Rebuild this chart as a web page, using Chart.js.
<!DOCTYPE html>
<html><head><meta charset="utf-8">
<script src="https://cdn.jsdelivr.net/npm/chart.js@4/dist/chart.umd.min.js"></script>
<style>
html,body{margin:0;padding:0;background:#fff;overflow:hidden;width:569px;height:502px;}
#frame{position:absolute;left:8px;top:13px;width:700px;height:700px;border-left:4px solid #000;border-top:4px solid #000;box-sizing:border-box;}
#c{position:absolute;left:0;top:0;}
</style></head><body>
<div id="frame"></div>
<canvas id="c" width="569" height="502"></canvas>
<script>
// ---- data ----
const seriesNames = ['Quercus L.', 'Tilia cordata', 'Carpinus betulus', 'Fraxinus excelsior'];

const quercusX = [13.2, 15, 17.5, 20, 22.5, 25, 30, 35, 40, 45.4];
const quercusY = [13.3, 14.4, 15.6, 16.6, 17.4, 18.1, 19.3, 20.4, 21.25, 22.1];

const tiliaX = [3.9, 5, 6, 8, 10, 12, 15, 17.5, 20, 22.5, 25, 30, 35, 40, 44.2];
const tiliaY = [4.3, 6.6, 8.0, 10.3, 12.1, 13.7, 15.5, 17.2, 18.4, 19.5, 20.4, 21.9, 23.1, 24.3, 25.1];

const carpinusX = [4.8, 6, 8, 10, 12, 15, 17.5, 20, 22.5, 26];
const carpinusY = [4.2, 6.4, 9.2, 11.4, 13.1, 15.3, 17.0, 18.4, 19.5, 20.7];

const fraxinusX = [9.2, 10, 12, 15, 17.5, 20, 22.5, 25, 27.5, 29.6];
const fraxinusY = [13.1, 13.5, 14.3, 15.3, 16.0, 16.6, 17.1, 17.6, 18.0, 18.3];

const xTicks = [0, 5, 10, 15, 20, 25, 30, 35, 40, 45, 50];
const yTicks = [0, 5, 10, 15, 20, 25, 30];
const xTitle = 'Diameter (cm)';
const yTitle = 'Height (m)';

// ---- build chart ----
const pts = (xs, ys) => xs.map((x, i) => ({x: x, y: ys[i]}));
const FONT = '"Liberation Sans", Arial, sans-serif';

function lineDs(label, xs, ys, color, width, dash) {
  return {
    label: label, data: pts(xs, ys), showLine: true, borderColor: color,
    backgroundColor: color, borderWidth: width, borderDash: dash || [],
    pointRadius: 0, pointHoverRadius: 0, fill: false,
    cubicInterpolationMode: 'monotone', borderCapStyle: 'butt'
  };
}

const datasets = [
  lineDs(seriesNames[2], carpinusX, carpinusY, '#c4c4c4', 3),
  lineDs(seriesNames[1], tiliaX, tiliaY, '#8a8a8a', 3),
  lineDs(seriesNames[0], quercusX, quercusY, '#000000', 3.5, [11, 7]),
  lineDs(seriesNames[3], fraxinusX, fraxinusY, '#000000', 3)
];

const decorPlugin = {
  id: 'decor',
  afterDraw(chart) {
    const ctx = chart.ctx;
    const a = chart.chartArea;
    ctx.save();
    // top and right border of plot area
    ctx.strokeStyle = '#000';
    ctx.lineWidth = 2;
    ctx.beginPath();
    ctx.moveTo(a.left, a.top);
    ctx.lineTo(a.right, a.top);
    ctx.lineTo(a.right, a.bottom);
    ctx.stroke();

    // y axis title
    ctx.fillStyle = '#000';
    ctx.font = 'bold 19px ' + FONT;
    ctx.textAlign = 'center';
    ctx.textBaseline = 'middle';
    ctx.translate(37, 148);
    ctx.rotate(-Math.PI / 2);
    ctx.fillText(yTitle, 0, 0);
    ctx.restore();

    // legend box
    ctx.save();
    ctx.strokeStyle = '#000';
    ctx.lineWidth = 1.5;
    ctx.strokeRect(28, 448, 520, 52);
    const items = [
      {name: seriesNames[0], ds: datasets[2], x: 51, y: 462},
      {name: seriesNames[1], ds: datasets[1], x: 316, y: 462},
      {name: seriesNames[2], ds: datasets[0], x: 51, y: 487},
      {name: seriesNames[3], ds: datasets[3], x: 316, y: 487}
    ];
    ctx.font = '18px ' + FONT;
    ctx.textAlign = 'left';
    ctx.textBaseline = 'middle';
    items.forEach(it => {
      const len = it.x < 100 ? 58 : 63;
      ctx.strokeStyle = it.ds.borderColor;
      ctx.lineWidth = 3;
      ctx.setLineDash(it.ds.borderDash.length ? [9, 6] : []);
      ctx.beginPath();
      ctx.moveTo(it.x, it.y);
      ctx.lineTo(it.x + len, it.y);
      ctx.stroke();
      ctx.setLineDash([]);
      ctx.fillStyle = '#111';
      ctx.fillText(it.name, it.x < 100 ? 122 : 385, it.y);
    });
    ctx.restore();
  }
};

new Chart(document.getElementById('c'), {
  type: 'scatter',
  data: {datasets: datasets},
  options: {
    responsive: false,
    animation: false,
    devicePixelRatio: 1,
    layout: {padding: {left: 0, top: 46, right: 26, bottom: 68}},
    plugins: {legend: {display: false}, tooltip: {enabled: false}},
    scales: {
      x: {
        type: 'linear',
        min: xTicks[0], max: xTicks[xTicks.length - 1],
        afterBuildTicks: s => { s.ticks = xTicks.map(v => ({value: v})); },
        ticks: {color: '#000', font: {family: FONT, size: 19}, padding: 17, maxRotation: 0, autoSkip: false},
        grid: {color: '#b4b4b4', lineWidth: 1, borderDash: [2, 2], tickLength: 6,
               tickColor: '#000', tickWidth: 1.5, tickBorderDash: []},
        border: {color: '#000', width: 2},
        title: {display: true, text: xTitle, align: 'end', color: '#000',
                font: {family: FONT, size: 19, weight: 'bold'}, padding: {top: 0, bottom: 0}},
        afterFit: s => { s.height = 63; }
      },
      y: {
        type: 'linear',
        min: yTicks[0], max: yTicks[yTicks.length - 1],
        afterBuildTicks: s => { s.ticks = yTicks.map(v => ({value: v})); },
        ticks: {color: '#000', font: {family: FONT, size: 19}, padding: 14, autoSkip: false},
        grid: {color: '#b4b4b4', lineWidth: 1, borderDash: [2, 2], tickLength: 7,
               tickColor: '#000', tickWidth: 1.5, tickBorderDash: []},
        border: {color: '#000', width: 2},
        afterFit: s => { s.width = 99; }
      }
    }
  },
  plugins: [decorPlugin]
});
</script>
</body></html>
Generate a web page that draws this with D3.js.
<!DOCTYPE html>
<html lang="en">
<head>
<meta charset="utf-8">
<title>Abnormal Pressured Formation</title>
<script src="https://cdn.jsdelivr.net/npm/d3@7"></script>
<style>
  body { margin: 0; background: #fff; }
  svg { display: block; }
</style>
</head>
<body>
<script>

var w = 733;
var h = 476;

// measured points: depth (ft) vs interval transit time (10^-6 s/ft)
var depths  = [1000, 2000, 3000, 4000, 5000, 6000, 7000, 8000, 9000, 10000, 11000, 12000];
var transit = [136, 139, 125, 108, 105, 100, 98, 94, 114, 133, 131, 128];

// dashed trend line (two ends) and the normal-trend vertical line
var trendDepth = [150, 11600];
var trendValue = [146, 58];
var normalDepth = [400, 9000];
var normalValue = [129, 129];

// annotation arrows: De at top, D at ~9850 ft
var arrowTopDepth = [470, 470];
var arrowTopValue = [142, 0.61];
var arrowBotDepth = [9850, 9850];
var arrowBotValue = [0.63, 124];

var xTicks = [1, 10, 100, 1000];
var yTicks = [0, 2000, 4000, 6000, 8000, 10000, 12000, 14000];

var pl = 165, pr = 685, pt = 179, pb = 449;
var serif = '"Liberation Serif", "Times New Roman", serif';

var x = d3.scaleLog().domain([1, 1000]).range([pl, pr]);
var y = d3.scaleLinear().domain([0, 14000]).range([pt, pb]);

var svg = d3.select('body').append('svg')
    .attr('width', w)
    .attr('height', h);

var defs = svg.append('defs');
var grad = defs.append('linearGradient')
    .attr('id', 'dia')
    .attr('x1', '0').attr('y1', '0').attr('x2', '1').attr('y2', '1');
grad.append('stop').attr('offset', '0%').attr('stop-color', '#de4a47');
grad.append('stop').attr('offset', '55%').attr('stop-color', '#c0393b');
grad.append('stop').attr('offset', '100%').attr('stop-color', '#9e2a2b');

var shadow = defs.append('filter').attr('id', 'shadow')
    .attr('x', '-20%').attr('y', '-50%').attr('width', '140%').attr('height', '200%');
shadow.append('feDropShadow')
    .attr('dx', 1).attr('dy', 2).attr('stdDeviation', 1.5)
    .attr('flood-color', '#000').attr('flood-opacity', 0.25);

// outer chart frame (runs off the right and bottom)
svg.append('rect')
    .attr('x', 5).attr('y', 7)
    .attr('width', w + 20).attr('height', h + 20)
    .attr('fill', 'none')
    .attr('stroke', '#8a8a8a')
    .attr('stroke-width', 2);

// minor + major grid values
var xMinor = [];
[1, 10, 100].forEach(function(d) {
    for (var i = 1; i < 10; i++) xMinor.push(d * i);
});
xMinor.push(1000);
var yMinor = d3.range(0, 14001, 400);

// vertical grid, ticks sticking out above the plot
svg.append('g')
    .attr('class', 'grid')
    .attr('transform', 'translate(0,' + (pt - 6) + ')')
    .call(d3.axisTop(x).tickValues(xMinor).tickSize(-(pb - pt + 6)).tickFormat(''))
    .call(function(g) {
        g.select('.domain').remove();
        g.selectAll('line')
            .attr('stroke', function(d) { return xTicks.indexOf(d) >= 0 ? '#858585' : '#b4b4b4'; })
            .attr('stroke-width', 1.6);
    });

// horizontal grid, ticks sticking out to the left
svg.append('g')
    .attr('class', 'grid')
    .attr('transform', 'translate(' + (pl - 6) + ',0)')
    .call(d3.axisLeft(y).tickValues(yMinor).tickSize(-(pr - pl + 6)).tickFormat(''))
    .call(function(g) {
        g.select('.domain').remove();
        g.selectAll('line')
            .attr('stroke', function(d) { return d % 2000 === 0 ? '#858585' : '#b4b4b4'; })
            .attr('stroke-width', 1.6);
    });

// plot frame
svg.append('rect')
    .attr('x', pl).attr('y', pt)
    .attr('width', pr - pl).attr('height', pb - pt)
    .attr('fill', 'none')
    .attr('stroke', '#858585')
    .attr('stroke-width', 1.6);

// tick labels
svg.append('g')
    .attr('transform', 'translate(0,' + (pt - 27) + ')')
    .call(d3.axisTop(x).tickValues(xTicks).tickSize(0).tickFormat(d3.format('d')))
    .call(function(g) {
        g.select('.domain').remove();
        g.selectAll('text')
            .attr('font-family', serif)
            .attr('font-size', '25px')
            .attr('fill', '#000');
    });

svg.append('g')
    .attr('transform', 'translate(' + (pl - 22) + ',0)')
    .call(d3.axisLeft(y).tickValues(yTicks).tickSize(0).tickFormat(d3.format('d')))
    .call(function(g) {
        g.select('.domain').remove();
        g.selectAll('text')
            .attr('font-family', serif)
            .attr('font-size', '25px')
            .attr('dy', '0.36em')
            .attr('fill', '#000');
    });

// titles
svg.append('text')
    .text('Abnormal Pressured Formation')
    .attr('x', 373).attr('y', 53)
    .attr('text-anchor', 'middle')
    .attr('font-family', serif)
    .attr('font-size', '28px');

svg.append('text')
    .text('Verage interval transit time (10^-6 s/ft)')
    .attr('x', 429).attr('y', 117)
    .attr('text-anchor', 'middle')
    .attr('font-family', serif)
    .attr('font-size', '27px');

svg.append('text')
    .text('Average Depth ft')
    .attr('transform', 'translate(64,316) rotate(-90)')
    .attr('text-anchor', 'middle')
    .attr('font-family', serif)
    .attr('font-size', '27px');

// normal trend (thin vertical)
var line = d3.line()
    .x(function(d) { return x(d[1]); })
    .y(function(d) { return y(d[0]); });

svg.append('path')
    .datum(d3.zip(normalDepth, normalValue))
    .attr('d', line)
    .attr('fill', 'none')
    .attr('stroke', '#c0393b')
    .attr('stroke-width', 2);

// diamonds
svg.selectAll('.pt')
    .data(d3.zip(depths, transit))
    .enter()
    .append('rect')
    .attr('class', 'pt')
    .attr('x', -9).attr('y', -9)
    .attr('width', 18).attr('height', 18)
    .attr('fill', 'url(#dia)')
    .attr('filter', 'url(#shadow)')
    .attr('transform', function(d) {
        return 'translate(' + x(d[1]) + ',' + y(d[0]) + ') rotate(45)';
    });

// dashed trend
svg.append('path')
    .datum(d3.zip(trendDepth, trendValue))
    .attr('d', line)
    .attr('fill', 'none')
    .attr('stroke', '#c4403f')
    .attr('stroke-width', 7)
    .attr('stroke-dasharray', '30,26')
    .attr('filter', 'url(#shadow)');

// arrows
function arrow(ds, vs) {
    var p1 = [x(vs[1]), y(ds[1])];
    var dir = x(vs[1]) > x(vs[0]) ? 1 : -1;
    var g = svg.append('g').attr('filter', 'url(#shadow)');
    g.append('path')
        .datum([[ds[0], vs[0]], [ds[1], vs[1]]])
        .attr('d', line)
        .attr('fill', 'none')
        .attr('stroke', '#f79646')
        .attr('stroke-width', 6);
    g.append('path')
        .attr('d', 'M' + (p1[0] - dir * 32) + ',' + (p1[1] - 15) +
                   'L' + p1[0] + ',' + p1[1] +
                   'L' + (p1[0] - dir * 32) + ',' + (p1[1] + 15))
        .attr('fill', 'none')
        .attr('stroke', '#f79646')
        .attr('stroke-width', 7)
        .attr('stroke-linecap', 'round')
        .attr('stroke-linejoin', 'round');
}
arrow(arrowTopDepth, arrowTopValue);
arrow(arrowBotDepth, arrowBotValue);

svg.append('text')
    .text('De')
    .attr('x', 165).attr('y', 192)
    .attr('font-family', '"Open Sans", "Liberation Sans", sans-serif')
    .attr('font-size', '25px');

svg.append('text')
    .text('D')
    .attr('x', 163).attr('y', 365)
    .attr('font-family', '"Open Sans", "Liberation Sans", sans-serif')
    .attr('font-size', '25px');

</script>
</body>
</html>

Given task>
Beginning with the line that contains "Generate a web" and ending with the line that contains "var h = 476;", repeat exactly those lines and no others.

Task result>
Generate a web page that draws this with D3.js.
<!DOCTYPE html>
<html lang="en">
<head>
<meta charset="utf-8">
<title>Abnormal Pressured Formation</title>
<script src="https://cdn.jsdelivr.net/npm/d3@7"></script>
<style>
  body { margin: 0; background: #fff; }
  svg { display: block; }
</style>
</head>
<body>
<script>

var w = 733;
var h = 476;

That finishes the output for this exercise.